◆ **What is needed**
Extract the full listing verbatim and drop any pictures from your copy.

◆ **Data block**
######

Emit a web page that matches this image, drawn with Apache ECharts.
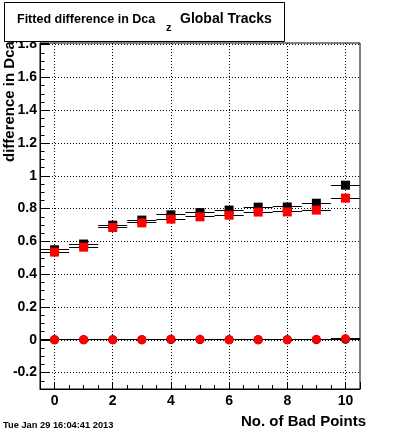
<!DOCTYPE html>
<html><head><meta charset="utf-8">
<script src="https://cdn.jsdelivr.net/npm/echarts@6/dist/echarts.min.js"></script>
<style>html,body{margin:0;padding:0;background:#fff}#c{width:400px;height:433px}</style>
</head><body><div id="c"></div>
<script>
// ---- data ----
const badPoints  = [0, 1, 2, 3, 4, 5, 6, 7, 8, 9, 10];
const blackFit   = [0.549, 0.584, 0.699, 0.730, 0.762, 0.776, 0.791, 0.809, 0.810, 0.833, 0.943];
const redFit     = [0.535, 0.565, 0.685, 0.713, 0.736, 0.750, 0.760, 0.779, 0.780, 0.791, 0.864];
const blackFitErr= [0.008, 0.008, 0.008, 0.008, 0.008, 0.008, 0.008, 0.008, 0.008, 0.009, 0.012];
const redFitErr  = [0.008, 0.008, 0.008, 0.008, 0.008, 0.008, 0.008, 0.008, 0.008, 0.009, 0.012];
const blackZero  = [0, 0, 0, 0, 0.002, 0.001, 0, 0, 0, 0.001, 0.003];
const redZero    = [0, 0, 0, 0, 0.004, 0.003, 0, 0, 0, 0.003, 0.007];
const zeroErr    = [0.004, 0.004, 0.004, 0.004, 0.004, 0.004, 0.004, 0.004, 0.004, 0.004, 0.004];
const binHalfWidth = 0.5;
const xTickLabels = ['0', '2', '4', '6', '8', '10'];
const yTickLabels = ['-0.2', '0', '0.2', '0.4', '0.6', '0.8', '1', '1.2', '1.4', '1.6', '1.8'];

const FONT = '"Liberation Sans", Arial, sans-serif';
const chart = echarts.init(document.getElementById('c'));

function fmt(labels) {
  return function (v) {
    const s = String(Math.round(v * 1000) / 1000);
    return labels.indexOf(s) >= 0 ? s : '';
  };
}
function crisp(v) { return Math.round(v - 0.5) + 0.5; }

function errSeries(ys, es, z) {
  return {
    type: 'custom', z: z, silent: true, clip: true,
    data: badPoints.map((x, i) => [x, ys[i], es[i]]),
    encode: { x: 0, y: 1 },
    renderItem: function (params, api) {
      const x = api.value(0), y = api.value(1), e = api.value(2);
      const l = api.coord([x - binHalfWidth, y]), r = api.coord([x + binHalfWidth, y]);
      const t = api.coord([x, y + e]), b = api.coord([x, y - e]);
      const yy = crisp(l[1]), xx = crisp(t[0]);
      return { type: 'group', children: [
        { type: 'line', shape: { x1: l[0], y1: yy, x2: r[0], y2: yy }, style: { stroke: '#000', lineWidth: 1 } },
        { type: 'line', shape: { x1: xx, y1: t[1], x2: xx, y2: b[1] }, style: { stroke: '#000', lineWidth: 1 } }
      ] };
    }
  };
}
function markers(ys, symbol, size, color, z) {
  return {
    type: 'scatter', z: z, silent: true, symbol: symbol, symbolSize: size,
    itemStyle: { color: color, opacity: 1 },
    data: badPoints.map((x, i) => [x, ys[i]])
  };
}

const dotted = { color: '#000', width: 1, type: [1, 2] };
const txt = { color: '#000', fontFamily: FONT, fontWeight: 'bold', fontSize: 14 };

chart.setOption({
  animation: false,
  backgroundColor: '#fff',
  grid: { left: 40, top: 43, width: 320, height: 346, show: true, borderColor: '#000', borderWidth: 1, backgroundColor: 'transparent' },
  xAxis: [
    { type: 'value', min: -0.5, max: 10.5, splitNumber: 5, position: 'bottom',
      axisLine: { show: true, onZero: false, lineStyle: { color: '#000', width: 1 } },
      axisTick: { show: true, inside: true, length: 7, lineStyle: { color: '#000' } },
      axisLabel: Object.assign({ formatter: fmt(xTickLabels), margin: 5, showMinLabel: true, showMaxLabel: true }, txt),
      splitLine: { show: true, showMinLine: false, showMaxLine: false, lineStyle: dotted } },
    { type: 'value', min: -0.5, max: 10.5, interval: 0.5, position: 'bottom', offset: 0,
      axisLine: { show: false, onZero: false },
      axisTick: { show: true, inside: true, length: 4, lineStyle: { color: '#000' } },
      axisLabel: { show: false }, splitLine: { show: false } }
  ],
  yAxis: [
    { type: 'value', min: -0.3, max: 1.81, splitNumber: 10, position: 'left',
      axisLine: { show: true, onZero: false, lineStyle: { color: '#000', width: 1 } },
      axisTick: { show: true, inside: true, length: 9, lineStyle: { color: '#000' } },
      axisLabel: Object.assign({ formatter: fmt(yTickLabels), margin: 3, showMinLabel: true, showMaxLabel: true }, txt),
      splitLine: { show: true, showMinLine: false, showMaxLine: false, lineStyle: dotted } },
    { type: 'value', min: -0.3, max: 1.81, interval: 0.05, position: 'left', offset: 0,
      axisLine: { show: false, onZero: false },
      axisTick: { show: true, inside: true, length: 4.5, lineStyle: { color: '#000' } },
      axisLabel: { show: false }, splitLine: { show: false } }
  ],
  series: [
    errSeries(blackFit, blackFitErr, 2),
    errSeries(redFit, redFitErr, 2),
    errSeries(blackZero, zeroErr, 2),
    errSeries(redZero, zeroErr, 2),
    markers(blackFit, 'rect', 9, '#000', 3),
    markers(blackZero, 'circle', 9, '#000', 3),
    markers(redFit, 'rect', 9, '#ff0000', 4),
    markers(redZero, 'circle', 9, '#ff0000', 4)
  ],
  graphic: [
    { type: 'text', z: 50, rotation: Math.PI / 2, x: 9.7, y: 162,
      style: { text: 'difference in Dca', font: 'bold 15px ' + FONT, fill: '#000', align: 'left', verticalAlign: 'middle' } },
    { type: 'text', z: 50, rotation: Math.PI / 2, x: 19, y: 44,
      style: { text: 'z', font: 'bold 11px ' + FONT, fill: '#000', align: 'left', verticalAlign: 'middle' } },
    { type: 'rect', z: 100, shape: { x: 4.5, y: 2.5, width: 280, height: 39 },
      style: { fill: '#fff', stroke: '#000', lineWidth: 1 } },
    { type: 'text', z: 101, x: 17, y: 19.2,
      style: { text: 'Fitted difference in Dca', font: 'bold 12.5px ' + FONT, fill: '#000', align: 'left', verticalAlign: 'middle' } },
    { type: 'text', z: 101, x: 166, y: 27.5,
      style: { text: 'z', font: 'bold 11px ' + FONT, fill: '#000', align: 'left', verticalAlign: 'middle' } },
    { type: 'text', z: 101, x: 180, y: 19.2,
      style: { text: 'Global Tracks', font: 'bold 14px ' + FONT, fill: '#000', align: 'left', verticalAlign: 'middle' } },
    { type: 'text', z: 50, x: 366, y: 422,
      style: { text: 'No. of Bad Points', font: 'bold 15px ' + FONT, fill: '#000', align: 'right', verticalAlign: 'middle' } },
    { type: 'text', z: 50, x: 3, y: 425,
      style: { text: 'Tue Jan 29 16:04:41 2013', font: 'bold 9.3px ' + FONT, fill: '#000', align: 'left', verticalAlign: 'middle' } }
  ]
});
</script>
</body></html>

######

◆ **In response**
Emit a web page that matches this image, drawn with Apache ECharts.
<!DOCTYPE html>
<html><head><meta charset="utf-8">
<script src="https://cdn.jsdelivr.net/npm/echarts@6/dist/echarts.min.js"></script>
<style>html,body{margin:0;padding:0;background:#fff}#c{width:400px;height:433px}</style>
</head><body><div id="c"></div>
<script>
// ---- data ----
const badPoints  = [0, 1, 2, 3, 4, 5, 6, 7, 8, 9, 10];
const blackFit   = [0.549, 0.584, 0.699, 0.730, 0.762, 0.776, 0.791, 0.809, 0.810, 0.833, 0.943];
const redFit     = [0.535, 0.565, 0.685, 0.713, 0.736, 0.750, 0.760, 0.779, 0.780, 0.791, 0.864];
const blackFitErr= [0.008, 0.008, 0.008, 0.008, 0.008, 0.008, 0.008, 0.008, 0.008, 0.009, 0.012];
const redFitErr  = [0.008, 0.008, 0.008, 0.008, 0.008, 0.008, 0.008, 0.008, 0.008, 0.009, 0.012];
const blackZero  = [0, 0, 0, 0, 0.002, 0.001, 0, 0, 0, 0.001, 0.003];
const redZero    = [0, 0, 0, 0, 0.004, 0.003, 0, 0, 0, 0.003, 0.007];
const zeroErr    = [0.004, 0.004, 0.004, 0.004, 0.004, 0.004, 0.004, 0.004, 0.004, 0.004, 0.004];
const binHalfWidth = 0.5;
const xTickLabels = ['0', '2', '4', '6', '8', '10'];
const yTickLabels = ['-0.2', '0', '0.2', '0.4', '0.6', '0.8', '1', '1.2', '1.4', '1.6', '1.8'];

const FONT = '"Liberation Sans", Arial, sans-serif';
const chart = echarts.init(document.getElementById('c'));

function fmt(labels) {
  return function (v) {
    const s = String(Math.round(v * 1000) / 1000);
    return labels.indexOf(s) >= 0 ? s : '';
  };
}
function crisp(v) { return Math.round(v - 0.5) + 0.5; }

function errSeries(ys, es, z) {
  return {
    type: 'custom', z: z, silent: true, clip: true,
    data: badPoints.map((x, i) => [x, ys[i], es[i]]),
    encode: { x: 0, y: 1 },
    renderItem: function (params, api) {
      const x = api.value(0), y = api.value(1), e = api.value(2);
      const l = api.coord([x - binHalfWidth, y]), r = api.coord([x + binHalfWidth, y]);
      const t = api.coord([x, y + e]), b = api.coord([x, y - e]);
      const yy = crisp(l[1]), xx = crisp(t[0]);
      return { type: 'group', children: [
        { type: 'line', shape: { x1: l[0], y1: yy, x2: r[0], y2: yy }, style: { stroke: '#000', lineWidth: 1 } },
        { type: 'line', shape: { x1: xx, y1: t[1], x2: xx, y2: b[1] }, style: { stroke: '#000', lineWidth: 1 } }
      ] };
    }
  };
}
function markers(ys, symbol, size, color, z) {
  return {
    type: 'scatter', z: z, silent: true, symbol: symbol, symbolSize: size,
    itemStyle: { color: color, opacity: 1 },
    data: badPoints.map((x, i) => [x, ys[i]])
  };
}

const dotted = { color: '#000', width: 1, type: [1, 2] };
const txt = { color: '#000', fontFamily: FONT, fontWeight: 'bold', fontSize: 14 };

chart.setOption({
  animation: false,
  backgroundColor: '#fff',
  grid: { left: 40, top: 43, width: 320, height: 346, show: true, borderColor: '#000', borderWidth: 1, backgroundColor: 'transparent' },
  xAxis: [
    { type: 'value', min: -0.5, max: 10.5, splitNumber: 5, position: 'bottom',
      axisLine: { show: true, onZero: false, lineStyle: { color: '#000', width: 1 } },
      axisTick: { show: true, inside: true, length: 7, lineStyle: { color: '#000' } },
      axisLabel: Object.assign({ formatter: fmt(xTickLabels), margin: 5, showMinLabel: true, showMaxLabel: true }, txt),
      splitLine: { show: true, showMinLine: false, showMaxLine: false, lineStyle: dotted } },
    { type: 'value', min: -0.5, max: 10.5, interval: 0.5, position: 'bottom', offset: 0,
      axisLine: { show: false, onZero: false },
      axisTick: { show: true, inside: true, length: 4, lineStyle: { color: '#000' } },
      axisLabel: { show: false }, splitLine: { show: false } }
  ],
  yAxis: [
    { type: 'value', min: -0.3, max: 1.81, splitNumber: 10, position: 'left',
      axisLine: { show: true, onZero: false, lineStyle: { color: '#000', width: 1 } },
      axisTick: { show: true, inside: true, length: 9, lineStyle: { color: '#000' } },
      axisLabel: Object.assign({ formatter: fmt(yTickLabels), margin: 3, showMinLabel: true, showMaxLabel: true }, txt),
      splitLine: { show: true, showMinLine: false, showMaxLine: false, lineStyle: dotted } },
    { type: 'value', min: -0.3, max: 1.81, interval: 0.05, position: 'left', offset: 0,
      axisLine: { show: false, onZero: false },
      axisTick: { show: true, inside: true, length: 4.5, lineStyle: { color: '#000' } },
      axisLabel: { show: false }, splitLine: { show: false } }
  ],
  series: [
    errSeries(blackFit, blackFitErr, 2),
    errSeries(redFit, redFitErr, 2),
    errSeries(blackZero, zeroErr, 2),
    errSeries(redZero, zeroErr, 2),
    markers(blackFit, 'rect', 9, '#000', 3),
    markers(blackZero, 'circle', 9, '#000', 3),
    markers(redFit, 'rect', 9, '#ff0000', 4),
    markers(redZero, 'circle', 9, '#ff0000', 4)
  ],
  graphic: [
    { type: 'text', z: 50, rotation: Math.PI / 2, x: 9.7, y: 162,
      style: { text: 'difference in Dca', font: 'bold 15px ' + FONT, fill: '#000', align: 'left', verticalAlign: 'middle' } },
    { type: 'text', z: 50, rotation: Math.PI / 2, x: 19, y: 44,
      style: { text: 'z', font: 'bold 11px ' + FONT, fill: '#000', align: 'left', verticalAlign: 'middle' } },
    { type: 'rect', z: 100, shape: { x: 4.5, y: 2.5, width: 280, height: 39 },
      style: { fill: '#fff', stroke: '#000', lineWidth: 1 } },
    { type: 'text', z: 101, x: 17, y: 19.2,
      style: { text: 'Fitted difference in Dca', font: 'bold 12.5px ' + FONT, fill: '#000', align: 'left', verticalAlign: 'middle' } },
    { type: 'text', z: 101, x: 166, y: 27.5,
      style: { text: 'z', font: 'bold 11px ' + FONT, fill: '#000', align: 'left', verticalAlign: 'middle' } },
    { type: 'text', z: 101, x: 180, y: 19.2,
      style: { text: 'Global Tracks', font: 'bold 14px ' + FONT, fill: '#000', align: 'left', verticalAlign: 'middle' } },
    { type: 'text', z: 50, x: 366, y: 422,
      style: { text: 'No. of Bad Points', font: 'bold 15px ' + FONT, fill: '#000', align: 'right', verticalAlign: 'middle' } },
    { type: 'text', z: 50, x: 3, y: 425,
      style: { text: 'Tue Jan 29 16:04:41 2013', font: 'bold 9.3px ' + FONT, fill: '#000', align: 'left', verticalAlign: 'middle' } }
  ]
});
</script>
</body></html>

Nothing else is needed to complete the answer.